Several people talk of a sense from early on in the period after the massacre that there was “something not quite right” about the investigation. “We are a law-abiding community and people did trust the police to do their job – but I do remember my Mummy saying that on the night it happened, one of my aunties came and said that the bodies should not be left alone in the bar because the police might plant something on them,” says Rogan. Another man recalls a grief-stricken relative shouting at the police “you bastards, you’re in this up to your necks”.

‘Taigs out’

“Protestants, Catholics and dissenters” have always been welcomed in the Heights, says O’Toole. “Some of our Protestant neighbours came and said to us they were ashamed of what happened and that it wasn’t done in their name,” he says. “I always say, don’t be stupid, this wasn’t done by Protestants it was done by sectarian bigots.”

People are proud to say they are from Loughinisland. We are going to take this documentary to the four corners of the earth

A notorious loyalist from Clough is believed to have been the instigator of the murder of local Catholic teenager James Morgan, a relative of the O’Tooles, in 1997. He was not prosecuted. In the village huge union jacks and a few Ulster flags hang from lampposts. A crudely painted sign appeared a few weeks ago outside a site on which new houses are to be built. “Taigs out,” it said.

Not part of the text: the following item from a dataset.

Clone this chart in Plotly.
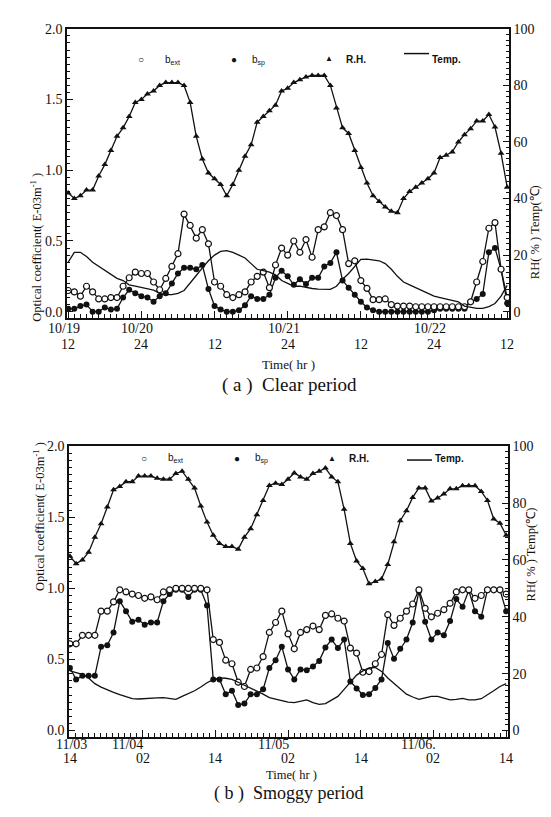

Mahon says one of the men watching the Copenhagen match on Saturday was in the pub on the night of the massacre. He gestures to him to come over and speak to The Irish Times. The man looks over with sad eyes and shakes his head briefly.

“What happened that night happened to everybody. It affected everybody. It still does,” says Rogan. “People are proud to say they are from Loughinisland. We are going to take this documentary to the four corners of the earth. But still. It doesn’t matter where we go or who we talk to – it doesn’t change the fact that the six men aren’t coming back.”